> [What to do]: Please write out the lines of the data exactly, beginning with the first and ending with the line containing "vth_a_lbl_v = [5.08, 5.36]"; leave the pictures behind.
---------- Dataset extract ----------
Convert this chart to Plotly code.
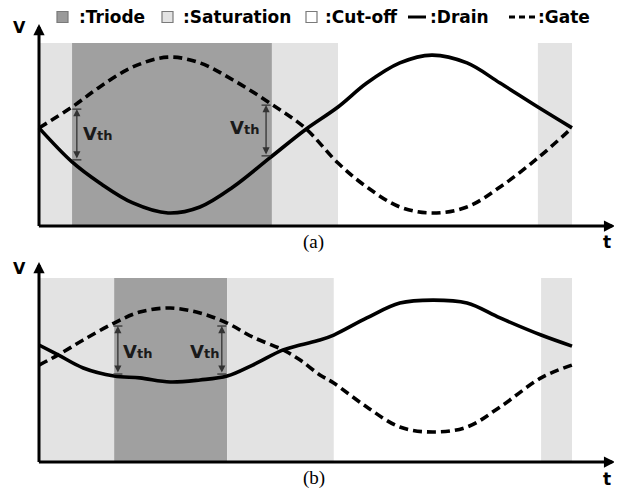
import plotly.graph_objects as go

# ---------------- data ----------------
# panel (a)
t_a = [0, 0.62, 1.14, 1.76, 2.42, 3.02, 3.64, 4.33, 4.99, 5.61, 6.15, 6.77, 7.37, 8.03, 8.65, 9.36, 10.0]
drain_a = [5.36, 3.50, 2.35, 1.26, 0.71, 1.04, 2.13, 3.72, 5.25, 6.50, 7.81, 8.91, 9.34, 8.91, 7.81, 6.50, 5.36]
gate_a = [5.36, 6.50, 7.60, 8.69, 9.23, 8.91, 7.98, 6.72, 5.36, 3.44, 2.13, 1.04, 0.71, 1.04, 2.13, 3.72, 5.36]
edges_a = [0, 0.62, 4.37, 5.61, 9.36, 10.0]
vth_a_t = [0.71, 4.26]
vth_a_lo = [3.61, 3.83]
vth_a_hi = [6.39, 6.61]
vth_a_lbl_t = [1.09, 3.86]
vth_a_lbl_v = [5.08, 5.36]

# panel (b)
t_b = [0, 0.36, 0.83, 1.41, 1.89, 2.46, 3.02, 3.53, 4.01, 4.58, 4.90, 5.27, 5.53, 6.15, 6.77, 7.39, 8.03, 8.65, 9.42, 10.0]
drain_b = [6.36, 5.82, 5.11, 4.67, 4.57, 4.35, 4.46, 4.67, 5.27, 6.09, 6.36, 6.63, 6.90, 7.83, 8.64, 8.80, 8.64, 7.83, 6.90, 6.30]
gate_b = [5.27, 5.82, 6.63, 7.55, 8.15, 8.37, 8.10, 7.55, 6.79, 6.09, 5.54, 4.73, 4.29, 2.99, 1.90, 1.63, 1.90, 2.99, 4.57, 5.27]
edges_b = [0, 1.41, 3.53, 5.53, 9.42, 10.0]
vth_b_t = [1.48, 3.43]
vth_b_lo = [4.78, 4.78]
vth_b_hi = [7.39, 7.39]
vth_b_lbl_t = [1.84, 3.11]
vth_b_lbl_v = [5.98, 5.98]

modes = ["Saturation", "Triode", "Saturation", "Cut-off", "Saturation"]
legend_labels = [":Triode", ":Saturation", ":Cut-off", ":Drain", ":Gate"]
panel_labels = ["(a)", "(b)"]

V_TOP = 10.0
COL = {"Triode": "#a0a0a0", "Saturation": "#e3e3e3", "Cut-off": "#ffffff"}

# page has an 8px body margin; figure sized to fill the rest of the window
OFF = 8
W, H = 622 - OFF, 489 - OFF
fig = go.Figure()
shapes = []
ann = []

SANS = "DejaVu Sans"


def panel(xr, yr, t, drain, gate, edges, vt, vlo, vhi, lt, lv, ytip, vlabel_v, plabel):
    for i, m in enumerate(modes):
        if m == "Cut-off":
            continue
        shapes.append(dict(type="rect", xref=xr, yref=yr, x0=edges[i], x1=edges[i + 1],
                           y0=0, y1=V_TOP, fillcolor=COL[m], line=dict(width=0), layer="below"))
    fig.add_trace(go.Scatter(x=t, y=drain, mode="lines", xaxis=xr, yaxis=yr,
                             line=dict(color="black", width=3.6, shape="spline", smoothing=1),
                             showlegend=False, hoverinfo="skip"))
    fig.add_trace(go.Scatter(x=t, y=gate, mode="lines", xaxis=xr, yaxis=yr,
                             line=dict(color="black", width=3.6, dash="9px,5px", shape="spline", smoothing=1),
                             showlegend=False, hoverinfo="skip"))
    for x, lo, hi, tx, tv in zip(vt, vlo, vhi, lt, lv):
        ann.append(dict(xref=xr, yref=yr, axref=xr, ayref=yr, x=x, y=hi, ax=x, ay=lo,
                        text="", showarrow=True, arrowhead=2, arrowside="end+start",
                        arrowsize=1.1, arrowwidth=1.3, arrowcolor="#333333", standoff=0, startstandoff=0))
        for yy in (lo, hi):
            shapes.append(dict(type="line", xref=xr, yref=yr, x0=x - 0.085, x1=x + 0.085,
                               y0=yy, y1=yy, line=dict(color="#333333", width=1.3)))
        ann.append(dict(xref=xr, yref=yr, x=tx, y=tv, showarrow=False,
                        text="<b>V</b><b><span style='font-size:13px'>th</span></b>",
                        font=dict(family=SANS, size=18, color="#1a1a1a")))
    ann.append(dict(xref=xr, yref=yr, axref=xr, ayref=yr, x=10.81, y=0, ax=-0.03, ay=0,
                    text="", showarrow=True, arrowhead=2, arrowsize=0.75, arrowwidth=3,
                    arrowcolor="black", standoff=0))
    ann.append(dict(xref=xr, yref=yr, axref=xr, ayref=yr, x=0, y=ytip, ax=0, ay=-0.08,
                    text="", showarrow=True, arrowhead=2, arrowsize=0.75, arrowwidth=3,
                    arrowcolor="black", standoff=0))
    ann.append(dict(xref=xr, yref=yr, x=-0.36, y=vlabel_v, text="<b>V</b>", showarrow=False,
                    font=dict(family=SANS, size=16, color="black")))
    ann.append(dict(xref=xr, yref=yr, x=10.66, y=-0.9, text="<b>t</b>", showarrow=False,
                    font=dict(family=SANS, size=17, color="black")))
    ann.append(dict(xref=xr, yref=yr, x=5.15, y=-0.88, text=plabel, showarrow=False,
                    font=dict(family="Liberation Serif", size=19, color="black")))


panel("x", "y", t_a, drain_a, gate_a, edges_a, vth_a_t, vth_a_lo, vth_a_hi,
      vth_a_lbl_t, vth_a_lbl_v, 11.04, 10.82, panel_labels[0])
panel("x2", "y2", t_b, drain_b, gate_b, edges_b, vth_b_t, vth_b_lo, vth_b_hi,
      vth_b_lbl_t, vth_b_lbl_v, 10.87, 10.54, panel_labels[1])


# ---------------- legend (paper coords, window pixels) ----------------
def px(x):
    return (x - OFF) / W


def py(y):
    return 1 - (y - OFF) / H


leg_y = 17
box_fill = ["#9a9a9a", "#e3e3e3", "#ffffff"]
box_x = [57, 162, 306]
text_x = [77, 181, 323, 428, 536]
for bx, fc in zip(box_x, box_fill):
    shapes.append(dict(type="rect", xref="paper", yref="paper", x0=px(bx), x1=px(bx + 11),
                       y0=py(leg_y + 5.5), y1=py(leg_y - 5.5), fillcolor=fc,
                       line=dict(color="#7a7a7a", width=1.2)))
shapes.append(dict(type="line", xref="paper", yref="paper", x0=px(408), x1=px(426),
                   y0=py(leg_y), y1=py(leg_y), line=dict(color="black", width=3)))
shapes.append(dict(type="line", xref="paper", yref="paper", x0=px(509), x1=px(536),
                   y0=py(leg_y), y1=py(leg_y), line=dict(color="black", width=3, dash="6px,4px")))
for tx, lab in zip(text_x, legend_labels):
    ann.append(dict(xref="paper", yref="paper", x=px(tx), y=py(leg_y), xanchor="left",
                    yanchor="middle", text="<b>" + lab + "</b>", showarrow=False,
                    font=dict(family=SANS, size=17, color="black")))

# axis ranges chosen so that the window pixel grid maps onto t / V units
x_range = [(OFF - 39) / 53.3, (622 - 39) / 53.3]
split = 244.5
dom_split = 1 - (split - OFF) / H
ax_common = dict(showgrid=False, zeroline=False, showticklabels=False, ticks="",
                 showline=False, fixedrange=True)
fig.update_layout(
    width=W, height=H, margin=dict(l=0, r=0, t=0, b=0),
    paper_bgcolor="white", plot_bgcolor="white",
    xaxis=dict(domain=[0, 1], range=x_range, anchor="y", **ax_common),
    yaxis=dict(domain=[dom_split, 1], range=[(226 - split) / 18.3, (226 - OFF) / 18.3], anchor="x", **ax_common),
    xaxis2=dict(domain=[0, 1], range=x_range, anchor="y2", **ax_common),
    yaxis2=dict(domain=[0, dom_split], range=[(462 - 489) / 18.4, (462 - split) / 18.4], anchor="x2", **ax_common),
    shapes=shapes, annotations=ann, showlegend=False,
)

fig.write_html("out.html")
----------
> [Task result]:
Convert this chart to Plotly code.
import plotly.graph_objects as go

# ---------------- data ----------------
# panel (a)
t_a = [0, 0.62, 1.14, 1.76, 2.42, 3.02, 3.64, 4.33, 4.99, 5.61, 6.15, 6.77, 7.37, 8.03, 8.65, 9.36, 10.0]
drain_a = [5.36, 3.50, 2.35, 1.26, 0.71, 1.04, 2.13, 3.72, 5.25, 6.50, 7.81, 8.91, 9.34, 8.91, 7.81, 6.50, 5.36]
gate_a = [5.36, 6.50, 7.60, 8.69, 9.23, 8.91, 7.98, 6.72, 5.36, 3.44, 2.13, 1.04, 0.71, 1.04, 2.13, 3.72, 5.36]
edges_a = [0, 0.62, 4.37, 5.61, 9.36, 10.0]
vth_a_t = [0.71, 4.26]
vth_a_lo = [3.61, 3.83]
vth_a_hi = [6.39, 6.61]
vth_a_lbl_t = [1.09, 3.86]
vth_a_lbl_v = [5.08, 5.36]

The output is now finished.